TASK TO CARRY OUT:
Pictures excluded, return the lines below from the first through the line holding "var yTicks = [0.95, 1.00, 1.05, 1.10, 1.15, 1.20];".

━━━ SUPPLIED MATERIAL ━━━

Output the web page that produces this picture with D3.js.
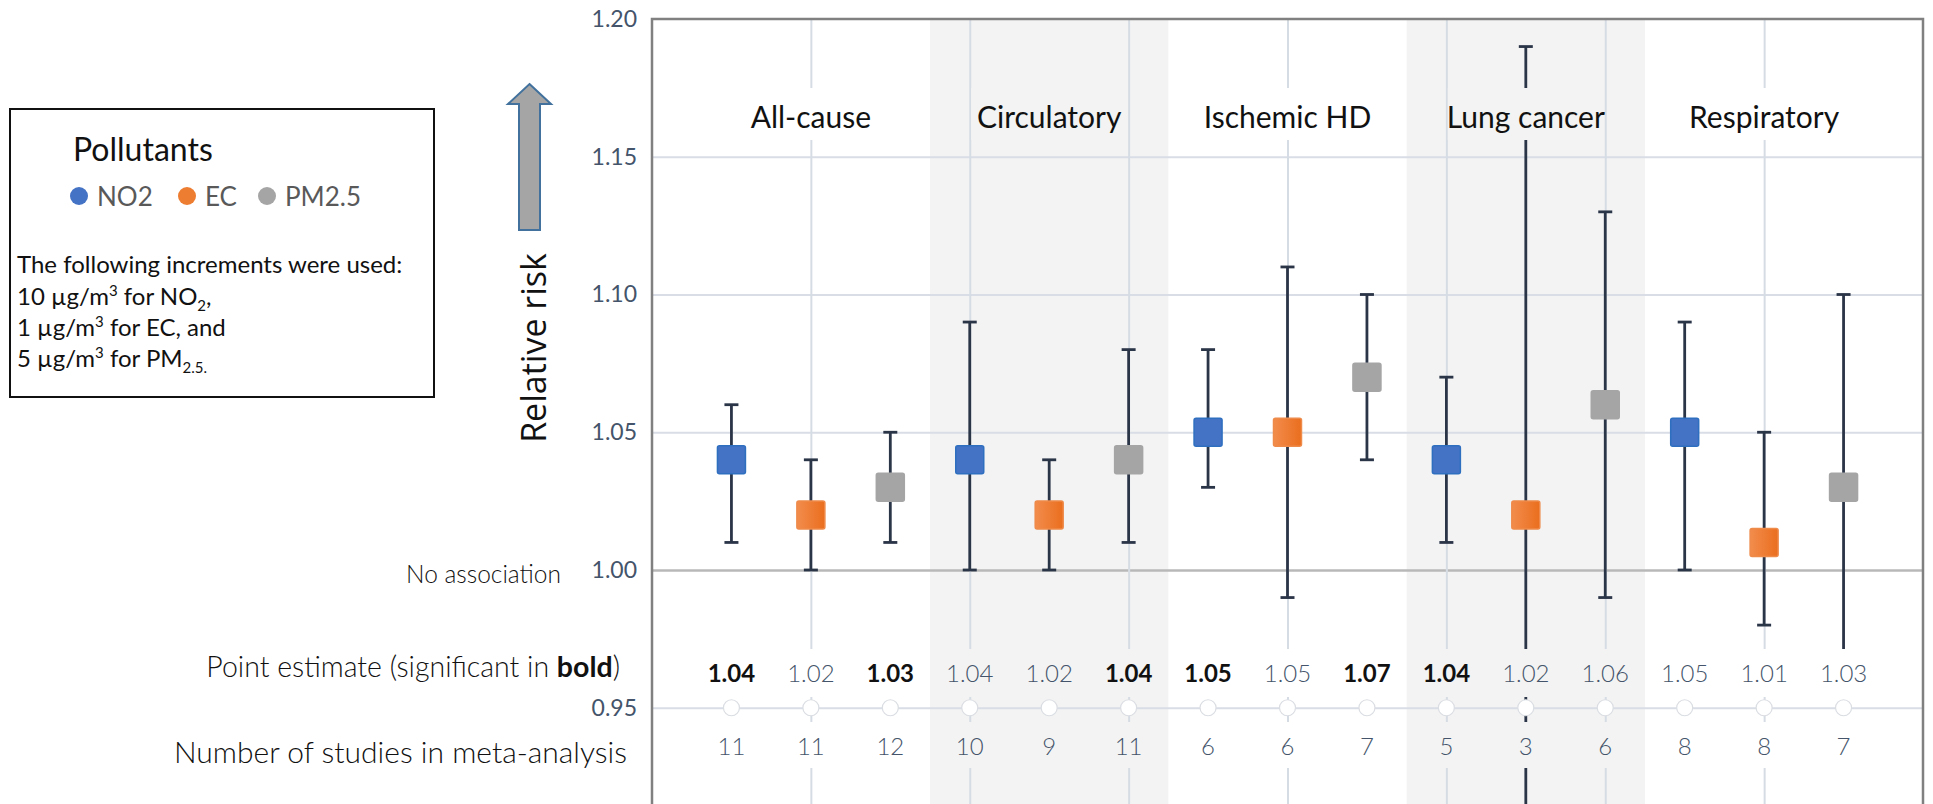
<!DOCTYPE html>
<html>
<head>
<meta charset="utf-8">
<script src="https://cdn.jsdelivr.net/npm/d3@7"></script>
<style>
  body { margin: 0; background: #fff; }
  svg { display: block; font-family: Lato, "Open Sans", sans-serif; }
</style>
</head>
<body>
<div id="chart"></div>
<script>
// data
var categories = ["All-cause", "Circulatory", "Ischemic HD", "Lung cancer", "Respiratory"];
var pollutants = ["NO2", "EC", "PM2.5"];
var shaded = ["Circulatory", "Lung cancer"];
var estimates = [1.04, 1.02, 1.03, 1.04, 1.02, 1.04, 1.05, 1.05, 1.07, 1.04, 1.02, 1.06, 1.05, 1.01, 1.03];
var lower = [1.01, 1.00, 1.01, 1.00, 1.00, 1.01, 1.03, 0.99, 1.04, 1.01, 0.87, 0.99, 1.00, 0.98, 0.97];
var upper = [1.06, 1.04, 1.05, 1.09, 1.04, 1.08, 1.08, 1.11, 1.10, 1.07, 1.19, 1.13, 1.09, 1.05, 1.10];
var significant = [true, false, true, false, false, true, true, false, true, true, false, false, false, false, false];
var studies = [11, 11, 12, 10, 9, 11, 6, 6, 7, 5, 3, 6, 8, 8, 7];
var yTicks = [0.95, 1.00, 1.05, 1.10, 1.15, 1.20];

var W = 1933, H = 804;
var plotLeft = 652, plotRight = 1923, plotTop = 19;

var points = estimates.map(function (d, i) {
    return {
        i: i,
        cat: categories[Math.floor(i / 3)],
        pol: pollutants[i % 3],
        est: d, lo: lower[i], hi: upper[i],
        sig: significant[i], n: studies[i]
    };
});

var x = d3.scaleLinear().domain([0, 16]).range([plotLeft, plotRight]);
var y = d3.scaleLinear().domain([0.90, 1.20]).range([845.5, plotTop]);
var plotBottom = y(0.90);
var step = x(1) - x(0);

var color = d3.scaleOrdinal().domain(pollutants).range(["#4472C4", "url(#orangeGrad)", "#A5A5A5"]);
var stroke = d3.scaleOrdinal().domain(pollutants).range(["#2F6FC0", "#EE8A4A", "#A5A5A5"]);
var legendColor = d3.scaleOrdinal().domain(pollutants).range(["#4472C4", "#ED7D31", "#A5A5A5"]);

function bg(cat) { return shaded.indexOf(cat) >= 0 ? "#F3F3F3" : "#FFFFFF"; }

var svg = d3.select("#chart").append("svg")
    .attr("width", W).attr("height", H);

var defs = svg.append("defs");
var grad = defs.append("linearGradient").attr("id", "orangeGrad");
grad.append("stop").attr("offset", "0%").attr("stop-color", "#F28C4C");
grad.append("stop").attr("offset", "100%").attr("stop-color", "#EA6E1E");

// shaded category bands
svg.selectAll(".band")
    .data(categories.filter(function (c) { return shaded.indexOf(c) >= 0; }))
    .enter().append("rect")
    .attr("x", function (c) { return x(categories.indexOf(c) * 3 + 0.5); })
    .attr("y", plotTop)
    .attr("width", step * 3)
    .attr("height", plotBottom - plotTop)
    .style("fill", "#F3F3F3");

// horizontal grid
svg.append("g")
    .attr("transform", "translate(" + plotLeft + ",0)")
    .call(d3.axisLeft(y).tickValues(yTicks.filter(function (t) { return t < 1.2; })).tickSize(-(plotRight - plotLeft)).tickFormat(""))
    .call(function (g) { g.select(".domain").remove(); })
    .selectAll("line")
    .style("stroke", function (d) { return d === 1 ? "#B8B8B8" : "#D9DEE6"; })
    .style("stroke-width", function (d) { return d === 1 ? 2.5 : 2; });

// vertical grid at every second point
svg.append("g")
    .attr("transform", "translate(0," + plotBottom + ")")
    .call(d3.axisBottom(x).tickValues([2, 4, 6, 8, 10, 12, 14]).tickSize(-(plotBottom - plotTop)).tickFormat(""))
    .call(function (g) { g.select(".domain").remove(); })
    .selectAll("line")
    .style("stroke", "#D6DCE4")
    .style("stroke-width", 2);

// error bars
var bars = svg.append("g").selectAll("g")
    .data(points).enter().append("g")
    .style("stroke", "#2B3548")
    .style("stroke-width", 2.8);

bars.append("line")
    .attr("x1", function (d) { return x(d.i + 1); })
    .attr("x2", function (d) { return x(d.i + 1); })
    .attr("y1", function (d) { return y(d.hi); })
    .attr("y2", function (d) { return Math.min(y(d.lo), plotBottom); });

bars.append("line")
    .attr("x1", function (d) { return x(d.i + 1) - 7; })
    .attr("x2", function (d) { return x(d.i + 1) + 7; })
    .attr("y1", function (d) { return y(d.hi); })
    .attr("y2", function (d) { return y(d.hi); });

bars.filter(function (d) { return y(d.lo) < plotBottom; }).append("line")
    .attr("x1", function (d) { return x(d.i + 1) - 7; })
    .attr("x2", function (d) { return x(d.i + 1) + 7; })
    .attr("y1", function (d) { return y(d.lo); })
    .attr("y2", function (d) { return y(d.lo); });

// label boxes that break the lines behind the texts
svg.append("g").selectAll("rect")
    .data(categories).enter().append("rect")
    .attr("x", function (c, k) { return x(k * 3 + 2) - 78; })
    .attr("y", 88)
    .attr("width", 156)
    .attr("height", 52)
    .style("fill", function (c) { return bg(c); });

svg.append("g").selectAll("rect")
    .data(points).enter().append("rect")
    .attr("x", function (d) { return x(d.i + 1) - 30; })
    .attr("y", 649)
    .attr("width", 60)
    .attr("height", 48)
    .style("fill", function (d) { return bg(d.cat); });

svg.append("g").selectAll("rect")
    .data(points).enter().append("rect")
    .attr("x", function (d) { return x(d.i + 1) - 30; })
    .attr("y", 722)
    .attr("width", 60)
    .attr("height", 46)
    .style("fill", function (d) { return bg(d.cat); });

// white dots on the 0.95 line
svg.append("g").selectAll("circle")
    .data(points).enter().append("circle")
    .attr("cx", function (d) { return x(d.i + 1); })
    .attr("cy", y(0.95))
    .attr("r", 8)
    .style("fill", "#fff")
    .style("stroke", "#DADDE2")
    .style("stroke-width", 1.2);

// point estimates
svg.append("g").selectAll("rect")
    .data(points).enter().append("rect")
    .attr("x", function (d) { return x(d.i + 1) - 14; })
    .attr("y", function (d) { return y(d.est) - 14; })
    .attr("width", 28)
    .attr("height", 28)
    .attr("rx", 2)
    .style("fill", function (d) { return color(d.pol); })
    .style("stroke", function (d) { return stroke(d.pol); })
    .style("stroke-width", 1.5);

// category titles
svg.append("g").selectAll("text")
    .data(categories).enter().append("text")
    .attr("x", function (c, k) { return x(k * 3 + 2); })
    .attr("y", 128)
    .attr("text-anchor", "middle")
    .style("font-size", "30px")
    .style("fill", "#111")
    .text(function (c) { return c; });

// point estimate labels
svg.append("g").selectAll("text")
    .data(points).enter().append("text")
    .attr("x", function (d) { return x(d.i + 1); })
    .attr("y", 682)
    .attr("text-anchor", "middle")
    .style("font-size", "24px")
    .style("font-weight", function (d) { return d.sig ? 700 : 300; })
    .style("fill", function (d) { return d.sig ? "#111" : "#44546A"; })
    .text(function (d) { return d3.format(".2f")(d.est); });

// number of studies
svg.append("g").selectAll("text")
    .data(points).enter().append("text")
    .attr("x", function (d) { return x(d.i + 1); })
    .attr("y", 755)
    .attr("text-anchor", "middle")
    .style("font-size", "24px")
    .style("font-weight", 300)
    .style("fill", "#44546A")
    .text(function (d) { return d.n; });

// y axis labels
svg.append("g")
    .attr("transform", "translate(" + plotLeft + ",0)")
    .call(d3.axisLeft(y).tickValues(yTicks).tickSize(0).tickPadding(15).tickFormat(d3.format(".2f")))
    .call(function (g) { g.select(".domain").remove(); })
    .selectAll("text")
    .style("font-family", "Lato, sans-serif")
    .style("font-size", "23px")
    .style("fill", "#44546A");

// plot frame
svg.append("path")
    .attr("d", "M" + plotLeft + "," + plotBottom + "V" + plotTop + "H" + plotRight + "V" + plotBottom)
    .style("fill", "none")
    .style("stroke", "#808080")
    .style("stroke-width", 2.5);

// row labels on the left
var rowLabels = svg.append("g").style("fill", "#111").style("font-weight", 300)
    .attr("text-anchor", "end");
rowLabels.append("text").attr("x", 561).attr("y", 583).style("font-size", "24.5px").text("No association");
var pe = rowLabels.append("text").attr("x", 620).attr("y", 677).style("font-size", "28.5px");
pe.append("tspan").text("Point estimate (significant in ");
pe.append("tspan").style("font-weight", 700).text("bold");
pe.append("tspan").text(")");
rowLabels.append("text").attr("x", 627).attr("y", 763).style("font-size", "30px").text("Number of studies in meta-analysis");

// relative risk arrow
var arrow = [[529.5, 84], [551, 104], [540, 104], [540, 230], [519, 230], [519, 104], [508, 104]];
svg.append("path")
    .attr("d", d3.line()(arrow) + "Z")
    .style("fill", "#A5A5A5")
    .style("stroke", "#41719C")
    .style("stroke-width", 2);

svg.append("text")
    .attr("transform", "translate(546,348) rotate(-90)")
    .attr("text-anchor", "middle")
    .style("font-family", "'Open Sans', sans-serif")
    .style("font-size", "34px")
    .style("fill", "#111")
    .text("Relative risk");

// legend box
var lg = svg.append("g");
lg.append("rect")
    .attr("x", 10).attr("y", 109).attr("width", 424).attr("height", 288)
    .style("fill", "#fff").style("stroke", "#111").style("stroke-width", 2);

lg.append("text").attr("x", 73).attr("y", 161)
    .style("font-size", "32px").style("fill", "#111").text("Pollutants");

var legendX = [79, 187, 267];
var items = lg.selectAll(".item").data(pollutants).enter().append("g");
items.append("circle")
    .attr("cx", function (d, i) { return legendX[i]; })
    .attr("cy", 196)
    .attr("r", 9)
    .style("fill", function (d) { return legendColor(d); });
items.append("text")
    .attr("x", function (d, i) { return legendX[i] + 18; })
    .attr("y", 206)
    .style("font-size", "26px")
    .style("fill", "#595959")
    .text(function (d) { return d; });

var note = lg.append("g").style("font-size", "24px").style("fill", "#111");
note.append("text").attr("x", 17).attr("y", 273).text("The following increments were used:");

function unitLine(yy, pre, unitSub, post) {
    var t = note.append("text").attr("x", 17).attr("y", yy);
    t.append("tspan").text(pre + " \u00b5g/m");
    t.append("tspan").attr("dy", -9).style("font-size", "15px").text("3");
    t.append("tspan").attr("dy", 9).text(" for " + unitSub[0]);
    if (unitSub[1]) {
        t.append("tspan").attr("dy", 6).style("font-size", "15px").text(unitSub[1]);
        t.append("tspan").attr("dy", -6).text(post);
    } else {
        t.append("tspan").text(post);
    }
}
unitLine(305, "10", ["NO", "2"], ",");
unitLine(336, "1", ["EC", ""], ", and");
unitLine(367, "5", ["PM", "2.5."], "");
</script>
</body>
</html>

━━━

SOLUTION TO THE PROBLEM:
Output the web page that produces this picture with D3.js.
<!DOCTYPE html>
<html>
<head>
<meta charset="utf-8">
<script src="https://cdn.jsdelivr.net/npm/d3@7"></script>
<style>
  body { margin: 0; background: #fff; }
  svg { display: block; font-family: Lato, "Open Sans", sans-serif; }
</style>
</head>
<body>
<div id="chart"></div>
<script>
// data
var categories = ["All-cause", "Circulatory", "Ischemic HD", "Lung cancer", "Respiratory"];
var pollutants = ["NO2", "EC", "PM2.5"];
var shaded = ["Circulatory", "Lung cancer"];
var estimates = [1.04, 1.02, 1.03, 1.04, 1.02, 1.04, 1.05, 1.05, 1.07, 1.04, 1.02, 1.06, 1.05, 1.01, 1.03];
var lower = [1.01, 1.00, 1.01, 1.00, 1.00, 1.01, 1.03, 0.99, 1.04, 1.01, 0.87, 0.99, 1.00, 0.98, 0.97];
var upper = [1.06, 1.04, 1.05, 1.09, 1.04, 1.08, 1.08, 1.11, 1.10, 1.07, 1.19, 1.13, 1.09, 1.05, 1.10];
var significant = [true, false, true, false, false, true, true, false, true, true, false, false, false, false, false];
var studies = [11, 11, 12, 10, 9, 11, 6, 6, 7, 5, 3, 6, 8, 8, 7];
var yTicks = [0.95, 1.00, 1.05, 1.10, 1.15, 1.20];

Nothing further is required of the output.